Quelques semaines plus tard, le rêve européen du Tef' prendra brutalement fin face au Spartak Moscou (3-1, 1-5). Peu importe. Face au champion du monde et futur champion d’Italie au printemps suivant, Toulouse avait écrit l’Histoire, comme l’éclaire cette anecdote de Didier Pitorre.

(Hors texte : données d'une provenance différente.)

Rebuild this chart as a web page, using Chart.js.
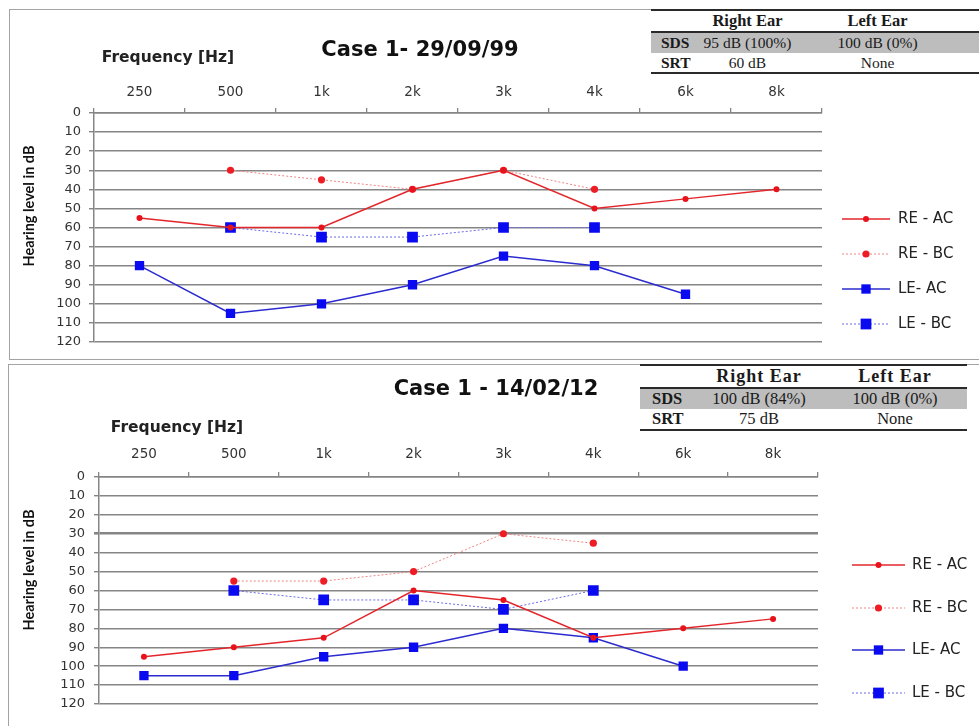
<!DOCTYPE html>
<html>
<head>
<meta charset="utf-8">
<title>Audiogram - Case 1</title>
<script src="https://cdn.jsdelivr.net/npm/chart.js@4"></script>
<style>
    body {
        margin: 0;
        width: 979px;
        height: 726px;
        overflow: hidden;
        position: relative;
        background: #fff;
        font-family: "DejaVu Sans", sans-serif;
    }
    .panel {
        position: absolute;
        border: 1px solid #a3a3a3;
    }
    canvas {
        position: absolute;
        left: 0;
    }
    .label {
        position: absolute;
        white-space: nowrap;
        transform: translate(-50%, -50%);
        color: #111;
    }
    .case-title { font: bold 21px "DejaVu Sans"; }
    .freq-title { font: bold 15.5px "DejaVu Sans"; color: #222; }
    .level-title {
        font: bold 14.5px Lato;
        transform: translate(-50%, -50%) rotate(-90deg);
    }
    table.info {
        position: absolute;
        border-collapse: collapse;
        font-family: "Liberation Serif", serif;
        color: #1a1a1a;
        background: #fff;
    }
    table.info td { padding: 0; text-align: center; white-space: nowrap; }
    table.info tr.head td { font-weight: bold; border-top: 2px solid #2a2a2a; border-bottom: 2px solid #2a2a2a; }
    table.info tr.sds td { background: #bdbdbd; }
    table.info tr.srt td { border-bottom: 2px solid #2a2a2a; }
    table.info td.lab { text-align: left; font-weight: bold; }
</style>
</head>
<body>

<div class="panel" style="left:9px; top:9px; width:990px; height:349px;"></div>
<div class="panel" style="left:8px; top:364px; width:990px; height:400px;"></div>

<canvas id="chart1999" width="979" height="360" style="top:0;"></canvas>
<canvas id="chart2012" width="979" height="364" style="top:362px;"></canvas>

<div class="label case-title" style="left:420px; top:49px;">Case 1- 29/09/99</div>
<div class="label freq-title" style="left:168px; top:57px;">Frequency [Hz]</div>
<div class="label level-title" style="left:28px; top:206px;">Hearing level in dB</div>

<div class="label case-title" style="left:496px; top:388px;">Case 1 - 14/02/12</div>
<div class="label freq-title" style="left:177px; top:427px;">Frequency [Hz]</div>
<div class="label level-title" style="left:28px; top:570px;">Hearing level in dB</div>

<table class="info" style="left:651px; top:9px; font-size:15.5px;">
    <tr class="head" style="height:19px; font-size:16.5px;">
        <td style="width:49px;"></td><td style="width:96px;">Right Ear</td><td style="width:168px;">Left Ear</td><td style="width:20px;"></td>
    </tr>
    <tr class="sds" style="height:21px;">
        <td class="lab" style="padding-left:10px;">SDS</td><td>95 dB (100%)</td><td>100 dB (0%)</td><td></td>
    </tr>
    <tr class="srt" style="height:20px;">
        <td class="lab" style="padding-left:10px;">SRT</td><td>60 dB</td><td>None</td><td></td>
    </tr>
</table>

<table class="info" style="left:640px; top:364px; font-size:16.5px;">
    <tr class="head" style="height:20px; font-size:18px; letter-spacing:1px;">
        <td style="width:50px;"></td><td style="width:138px;">Right Ear</td><td style="width:134px;">Left Ear</td><td style="width:5px;"></td>
    </tr>
    <tr class="sds" style="height:21px;">
        <td class="lab" style="padding-left:12px;">SDS</td><td>100 dB (84%)</td><td>100 dB (0%)</td><td></td>
    </tr>
    <tr class="srt" style="height:21px;">
        <td class="lab" style="padding-left:12px;">SRT</td><td>75 dB</td><td>None</td><td></td>
    </tr>
</table>

<script>
// Test frequencies (top axis) and hearing level ticks (dB HL, drawn downwards)
const frequencies = ['250', '500', '1k', '2k', '3k', '4k', '6k', '8k'];
const levelTicks = [0, 10, 20, 30, 40, 50, 60, 70, 80, 90, 100, 110, 120];
const seriesNames = ['RE - AC', 'RE - BC', 'LE- AC', 'LE - BC'];

// Case 1 - 29/09/99
const reAc1999 = [55, 60, 60, 40, 30, 50, 45, 40];
const reBc1999 = [null, 30, 35, 40, 30, 40, null, null];
const leAc1999 = [80, 105, 100, 90, 75, 80, 95, null];
const leBc1999 = [null, 60, 65, 65, 60, 60, null, null];

// Case 1 - 14/02/12
const reAc2012 = [95, 90, 85, 60, 65, 85, 80, 75];
const reBc2012 = [null, 55, 55, 50, 30, 35, null, null];
const leAc2012 = [105, 105, 95, 90, 80, 85, 100, null];
const leBc2012 = [null, 60, 65, 65, 70, 60, null, null];

// Line / marker look for each series, same order as seriesNames
const seriesStyles = [
    { borderColor: '#e3262b', borderWidth: 1.5, pointStyle: 'circle', pointRadius: 3, pointBackgroundColor: '#e8121a' },
    { borderColor: '#f08585', borderWidth: 1, borderDash: [2, 2], pointStyle: 'circle', pointRadius: 3.6, pointBackgroundColor: '#ee1c24' },
    { borderColor: '#2b2bcf', borderWidth: 1.5, pointStyle: 'rect', pointRadius: 6.6, pointBackgroundColor: '#0a0af0' },
    { borderColor: '#6b6be6', borderWidth: 1, borderDash: [2, 2], pointStyle: 'rect', pointRadius: 7.6, pointBackgroundColor: '#0a0af0' }
];

// Legend on the right: short line with the marker in the middle, then the name
const sideLegend = {
    id: 'sideLegend',
    afterDraw(chart, args, opts) {
        const ctx = chart.ctx;
        ctx.save();
        chart.data.datasets.forEach((ds, i) => {
            const y = opts.rows[i];
            const x0 = opts.x;
            const x1 = opts.x + opts.length;
            const xm = (x0 + x1) / 2;

            ctx.strokeStyle = ds.borderColor;
            ctx.lineWidth = ds.borderWidth;
            ctx.setLineDash(ds.borderDash || []);
            ctx.beginPath();
            ctx.moveTo(x0, y);
            ctx.lineTo(x1, y);
            ctx.stroke();
            ctx.setLineDash([]);

            ctx.fillStyle = ds.pointBackgroundColor;
            ctx.beginPath();
            if (ds.pointStyle === 'rect') {
                const h = ds.pointRadius * Math.SQRT1_2;
                ctx.rect(xm - h, y - h, 2 * h, 2 * h);
            } else {
                ctx.arc(xm, y, ds.pointRadius, 0, Math.PI * 2);
            }
            ctx.fill();

            ctx.fillStyle = '#222';
            ctx.font = opts.font;
            ctx.textAlign = 'left';
            ctx.textBaseline = 'middle';
            ctx.fillText(ds.label, opts.textX, y);
        });
        ctx.restore();
    }
};

function buildAudiogram(canvasId, series, layout) {
    const ctx = document.getElementById(canvasId).getContext('2d');
    return new Chart(ctx, {
        type: 'line',
        data: {
            labels: frequencies,
            datasets: series.map((values, i) => Object.assign({
                label: seriesNames[i],
                data: values,
                pointBorderWidth: 0,
                tension: 0,
                fill: false
            }, seriesStyles[i]))
        },
        options: {
            responsive: false,
            animation: false,
            events: [],
            layout: { padding: layout.padding },
            plugins: {
                legend: { display: false },
                tooltip: { enabled: false },
                sideLegend: layout.legend
            },
            scales: {
                x: {
                    position: 'top',
                    offset: true,
                    grid: {
                        offset: true,
                        drawOnChartArea: false,
                        tickLength: 5,
                        color: '#858585',
                        lineWidth: 1.3
                    },
                    border: { color: '#858585', width: 1.5 },
                    ticks: {
                        font: { family: 'DejaVu Sans', size: 13.5 },
                        color: '#333',
                        padding: layout.xPad,
                        maxRotation: 0,
                        autoSkip: false
                    },
                    afterFit: scale => { scale.height = layout.xHeight; }
                },
                y: {
                    reverse: true,
                    min: 0,
                    max: 120,
                    afterBuildTicks: scale => {
                        scale.ticks = levelTicks.map(v => ({ value: v }));
                    },
                    grid: {
                        tickLength: 5,
                        color: '#858585',
                        lineWidth: c => (layout.strongLevel !== undefined && c.tick && c.tick.value === layout.strongLevel ? 2.6 : 1.4)
                    },
                    border: { color: '#858585', width: 1.5 },
                    ticks: {
                        font: { family: 'DejaVu Sans', size: 13 },
                        color: '#333',
                        padding: layout.yPad
                    },
                    afterFit: scale => { scale.width = layout.yWidth; }
                }
            }
        },
        plugins: [sideLegend]
    });
}

buildAudiogram('chart1999', [reAc1999, reBc1999, leAc1999, leBc1999], {
    padding: { left: 0, top: 60, right: 157, bottom: 18 },
    xHeight: 53,
    yWidth: 94,
    xPad: 7,
    yPad: 8,
    legend: { x: 842, length: 48, textX: 898, rows: [219, 254, 289, 324], font: '15px "DejaVu Sans"' }
});

buildAudiogram('chart2012', [reAc2012, reBc2012, leAc2012, leBc2012], {
    padding: { left: 0, top: 60, right: 161, bottom: 22 },
    xHeight: 55,
    yWidth: 99,
    xPad: 9,
    yPad: 9,
    strongLevel: 30,
    legend: { x: 852, length: 53, textX: 912, rows: [203, 246, 288, 331], font: '15px "DejaVu Sans"' }
});
</script>
</body>
</html>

« Un copain aujourd’hui décédé, également supporteur du TFC, avait réservé bien avant le tirage au sort le voyage de sa vie avec sa femme, au Pérou. C’était la technologie de 1986. Donc, le lendemain du match, il ne connaissait pas le résultat. Et là, en plein milieu de la Cordillère des Andes, il remarque une petite télé noir et blanc au fond d’une boutique. Il entend « Maradona » puis il voit les images de la joie de Tarantini… Là il comprend et se met à gueuler ! Cet exploit a fait le tour du monde, même si pour la plupart des gens, c’est avant tout Maradona qui s’était fait éliminer. »
Cette soirée toulousaine ratée n’entachera pas la gloire éternelle du divin Argentin. Mais elle reste un motif de fierté doublé d’un objet de nostalgie pour tout un club. Un peu plus encore depuis ce triste mercredi.